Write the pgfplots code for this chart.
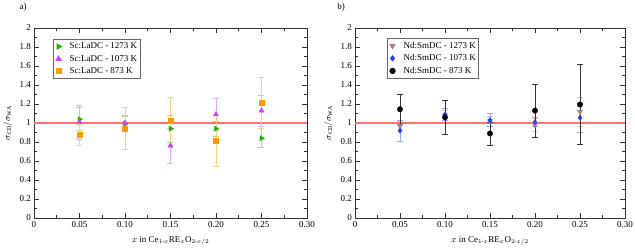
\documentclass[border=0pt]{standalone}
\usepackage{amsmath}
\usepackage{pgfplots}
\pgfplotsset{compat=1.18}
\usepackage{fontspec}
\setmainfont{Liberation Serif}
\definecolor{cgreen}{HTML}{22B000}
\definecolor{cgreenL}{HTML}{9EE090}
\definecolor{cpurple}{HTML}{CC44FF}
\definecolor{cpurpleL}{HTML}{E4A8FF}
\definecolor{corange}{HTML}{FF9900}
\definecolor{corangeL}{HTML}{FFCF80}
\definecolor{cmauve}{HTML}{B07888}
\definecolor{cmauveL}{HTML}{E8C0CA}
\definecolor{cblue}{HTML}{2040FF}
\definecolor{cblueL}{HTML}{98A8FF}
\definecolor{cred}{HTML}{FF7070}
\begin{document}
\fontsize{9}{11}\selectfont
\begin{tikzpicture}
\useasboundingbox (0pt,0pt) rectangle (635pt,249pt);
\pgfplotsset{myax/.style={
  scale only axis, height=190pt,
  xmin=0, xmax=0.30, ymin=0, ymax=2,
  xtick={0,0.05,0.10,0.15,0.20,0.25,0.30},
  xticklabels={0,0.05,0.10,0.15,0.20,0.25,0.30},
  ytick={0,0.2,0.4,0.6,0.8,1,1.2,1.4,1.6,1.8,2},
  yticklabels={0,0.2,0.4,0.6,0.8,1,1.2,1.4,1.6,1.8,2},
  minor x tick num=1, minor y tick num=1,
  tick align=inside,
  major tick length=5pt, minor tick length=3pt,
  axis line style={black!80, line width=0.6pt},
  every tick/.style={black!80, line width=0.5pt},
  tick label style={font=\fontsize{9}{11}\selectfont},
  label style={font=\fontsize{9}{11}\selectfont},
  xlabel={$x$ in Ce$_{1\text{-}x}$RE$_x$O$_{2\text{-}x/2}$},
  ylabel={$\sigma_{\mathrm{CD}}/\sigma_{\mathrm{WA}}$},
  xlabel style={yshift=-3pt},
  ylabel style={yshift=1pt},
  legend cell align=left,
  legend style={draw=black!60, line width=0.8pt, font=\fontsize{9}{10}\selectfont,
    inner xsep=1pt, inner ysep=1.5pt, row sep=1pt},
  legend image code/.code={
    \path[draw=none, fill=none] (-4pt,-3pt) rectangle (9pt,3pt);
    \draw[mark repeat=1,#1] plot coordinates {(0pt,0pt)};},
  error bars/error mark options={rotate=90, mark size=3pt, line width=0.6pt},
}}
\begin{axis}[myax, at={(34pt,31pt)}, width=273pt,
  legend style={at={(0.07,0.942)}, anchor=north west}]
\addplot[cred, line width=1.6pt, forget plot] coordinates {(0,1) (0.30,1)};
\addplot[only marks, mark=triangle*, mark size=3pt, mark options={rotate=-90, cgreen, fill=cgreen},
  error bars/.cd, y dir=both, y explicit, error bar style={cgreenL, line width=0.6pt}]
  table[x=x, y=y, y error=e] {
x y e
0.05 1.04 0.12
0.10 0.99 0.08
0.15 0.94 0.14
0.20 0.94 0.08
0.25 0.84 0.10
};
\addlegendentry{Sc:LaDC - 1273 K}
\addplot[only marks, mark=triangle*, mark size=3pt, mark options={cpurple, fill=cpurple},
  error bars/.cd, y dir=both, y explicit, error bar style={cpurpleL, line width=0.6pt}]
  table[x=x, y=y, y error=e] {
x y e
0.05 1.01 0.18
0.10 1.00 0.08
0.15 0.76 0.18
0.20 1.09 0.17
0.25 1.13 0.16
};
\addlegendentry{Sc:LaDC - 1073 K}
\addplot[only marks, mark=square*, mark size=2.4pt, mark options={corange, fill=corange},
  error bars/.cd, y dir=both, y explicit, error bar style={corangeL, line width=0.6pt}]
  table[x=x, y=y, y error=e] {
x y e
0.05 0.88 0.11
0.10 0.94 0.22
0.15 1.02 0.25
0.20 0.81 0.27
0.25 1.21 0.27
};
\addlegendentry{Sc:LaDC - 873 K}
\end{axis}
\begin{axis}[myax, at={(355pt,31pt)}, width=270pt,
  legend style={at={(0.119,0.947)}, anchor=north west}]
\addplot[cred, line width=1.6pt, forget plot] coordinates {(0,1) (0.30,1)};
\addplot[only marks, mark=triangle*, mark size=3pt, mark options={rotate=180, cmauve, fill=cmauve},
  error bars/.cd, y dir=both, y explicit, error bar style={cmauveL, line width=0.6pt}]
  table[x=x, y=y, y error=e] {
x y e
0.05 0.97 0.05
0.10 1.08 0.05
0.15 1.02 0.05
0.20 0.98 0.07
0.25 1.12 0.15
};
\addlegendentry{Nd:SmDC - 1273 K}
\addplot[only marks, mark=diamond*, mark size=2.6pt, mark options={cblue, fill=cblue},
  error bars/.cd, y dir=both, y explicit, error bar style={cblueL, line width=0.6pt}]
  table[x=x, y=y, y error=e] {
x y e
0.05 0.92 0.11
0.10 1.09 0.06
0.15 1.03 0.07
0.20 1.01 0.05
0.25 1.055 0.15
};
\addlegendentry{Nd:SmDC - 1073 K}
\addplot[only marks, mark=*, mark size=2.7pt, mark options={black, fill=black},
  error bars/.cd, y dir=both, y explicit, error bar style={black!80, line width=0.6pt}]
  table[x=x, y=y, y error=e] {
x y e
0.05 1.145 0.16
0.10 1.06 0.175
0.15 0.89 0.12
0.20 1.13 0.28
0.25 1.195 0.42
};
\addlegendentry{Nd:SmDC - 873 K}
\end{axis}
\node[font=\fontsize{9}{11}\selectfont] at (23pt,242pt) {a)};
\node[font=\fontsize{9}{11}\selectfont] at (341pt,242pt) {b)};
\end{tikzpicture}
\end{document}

» WHAT NEEDS TO BE DONE:
Without the pictures, output the full listing exactly as it stands.

» TASK RESULT:
Write the pgfplots code for this chart.
\documentclass[border=0pt]{standalone}
\usepackage{amsmath}
\usepackage{pgfplots}
\pgfplotsset{compat=1.18}
\usepackage{fontspec}
\setmainfont{Liberation Serif}
\definecolor{cgreen}{HTML}{22B000}
\definecolor{cgreenL}{HTML}{9EE090}
\definecolor{cpurple}{HTML}{CC44FF}
\definecolor{cpurpleL}{HTML}{E4A8FF}
\definecolor{corange}{HTML}{FF9900}
\definecolor{corangeL}{HTML}{FFCF80}
\definecolor{cmauve}{HTML}{B07888}
\definecolor{cmauveL}{HTML}{E8C0CA}
\definecolor{cblue}{HTML}{2040FF}
\definecolor{cblueL}{HTML}{98A8FF}
\definecolor{cred}{HTML}{FF7070}
\begin{document}
\fontsize{9}{11}\selectfont
\begin{tikzpicture}
\useasboundingbox (0pt,0pt) rectangle (635pt,249pt);
\pgfplotsset{myax/.style={
  scale only axis, height=190pt,
  xmin=0, xmax=0.30, ymin=0, ymax=2,
  xtick={0,0.05,0.10,0.15,0.20,0.25,0.30},
  xticklabels={0,0.05,0.10,0.15,0.20,0.25,0.30},
  ytick={0,0.2,0.4,0.6,0.8,1,1.2,1.4,1.6,1.8,2},
  yticklabels={0,0.2,0.4,0.6,0.8,1,1.2,1.4,1.6,1.8,2},
  minor x tick num=1, minor y tick num=1,
  tick align=inside,
  major tick length=5pt, minor tick length=3pt,
  axis line style={black!80, line width=0.6pt},
  every tick/.style={black!80, line width=0.5pt},
  tick label style={font=\fontsize{9}{11}\selectfont},
  label style={font=\fontsize{9}{11}\selectfont},
  xlabel={$x$ in Ce$_{1\text{-}x}$RE$_x$O$_{2\text{-}x/2}$},
  ylabel={$\sigma_{\mathrm{CD}}/\sigma_{\mathrm{WA}}$},
  xlabel style={yshift=-3pt},
  ylabel style={yshift=1pt},
  legend cell align=left,
  legend style={draw=black!60, line width=0.8pt, font=\fontsize{9}{10}\selectfont,
    inner xsep=1pt, inner ysep=1.5pt, row sep=1pt},
  legend image code/.code={
    \path[draw=none, fill=none] (-4pt,-3pt) rectangle (9pt,3pt);
    \draw[mark repeat=1,#1] plot coordinates {(0pt,0pt)};},
  error bars/error mark options={rotate=90, mark size=3pt, line width=0.6pt},
}}
\begin{axis}[myax, at={(34pt,31pt)}, width=273pt,
  legend style={at={(0.07,0.942)}, anchor=north west}]
\addplot[cred, line width=1.6pt, forget plot] coordinates {(0,1) (0.30,1)};
\addplot[only marks, mark=triangle*, mark size=3pt, mark options={rotate=-90, cgreen, fill=cgreen},
  error bars/.cd, y dir=both, y explicit, error bar style={cgreenL, line width=0.6pt}]
  table[x=x, y=y, y error=e] {
x y e
0.05 1.04 0.12
0.10 0.99 0.08
0.15 0.94 0.14
0.20 0.94 0.08
0.25 0.84 0.10
};
\addlegendentry{Sc:LaDC - 1273 K}
\addplot[only marks, mark=triangle*, mark size=3pt, mark options={cpurple, fill=cpurple},
  error bars/.cd, y dir=both, y explicit, error bar style={cpurpleL, line width=0.6pt}]
  table[x=x, y=y, y error=e] {
x y e
0.05 1.01 0.18
0.10 1.00 0.08
0.15 0.76 0.18
0.20 1.09 0.17
0.25 1.13 0.16
};
\addlegendentry{Sc:LaDC - 1073 K}
\addplot[only marks, mark=square*, mark size=2.4pt, mark options={corange, fill=corange},
  error bars/.cd, y dir=both, y explicit, error bar style={corangeL, line width=0.6pt}]
  table[x=x, y=y, y error=e] {
x y e
0.05 0.88 0.11
0.10 0.94 0.22
0.15 1.02 0.25
0.20 0.81 0.27
0.25 1.21 0.27
};
\addlegendentry{Sc:LaDC - 873 K}
\end{axis}
\begin{axis}[myax, at={(355pt,31pt)}, width=270pt,
  legend style={at={(0.119,0.947)}, anchor=north west}]
\addplot[cred, line width=1.6pt, forget plot] coordinates {(0,1) (0.30,1)};
\addplot[only marks, mark=triangle*, mark size=3pt, mark options={rotate=180, cmauve, fill=cmauve},
  error bars/.cd, y dir=both, y explicit, error bar style={cmauveL, line width=0.6pt}]
  table[x=x, y=y, y error=e] {
x y e
0.05 0.97 0.05
0.10 1.08 0.05
0.15 1.02 0.05
0.20 0.98 0.07
0.25 1.12 0.15
};
\addlegendentry{Nd:SmDC - 1273 K}
\addplot[only marks, mark=diamond*, mark size=2.6pt, mark options={cblue, fill=cblue},
  error bars/.cd, y dir=both, y explicit, error bar style={cblueL, line width=0.6pt}]
  table[x=x, y=y, y error=e] {
x y e
0.05 0.92 0.11
0.10 1.09 0.06
0.15 1.03 0.07
0.20 1.01 0.05
0.25 1.055 0.15
};
\addlegendentry{Nd:SmDC - 1073 K}
\addplot[only marks, mark=*, mark size=2.7pt, mark options={black, fill=black},
  error bars/.cd, y dir=both, y explicit, error bar style={black!80, line width=0.6pt}]
  table[x=x, y=y, y error=e] {
x y e
0.05 1.145 0.16
0.10 1.06 0.175
0.15 0.89 0.12
0.20 1.13 0.28
0.25 1.195 0.42
};
\addlegendentry{Nd:SmDC - 873 K}
\end{axis}
\node[font=\fontsize{9}{11}\selectfont] at (23pt,242pt) {a)};
\node[font=\fontsize{9}{11}\selectfont] at (341pt,242pt) {b)};
\end{tikzpicture}
\end{document}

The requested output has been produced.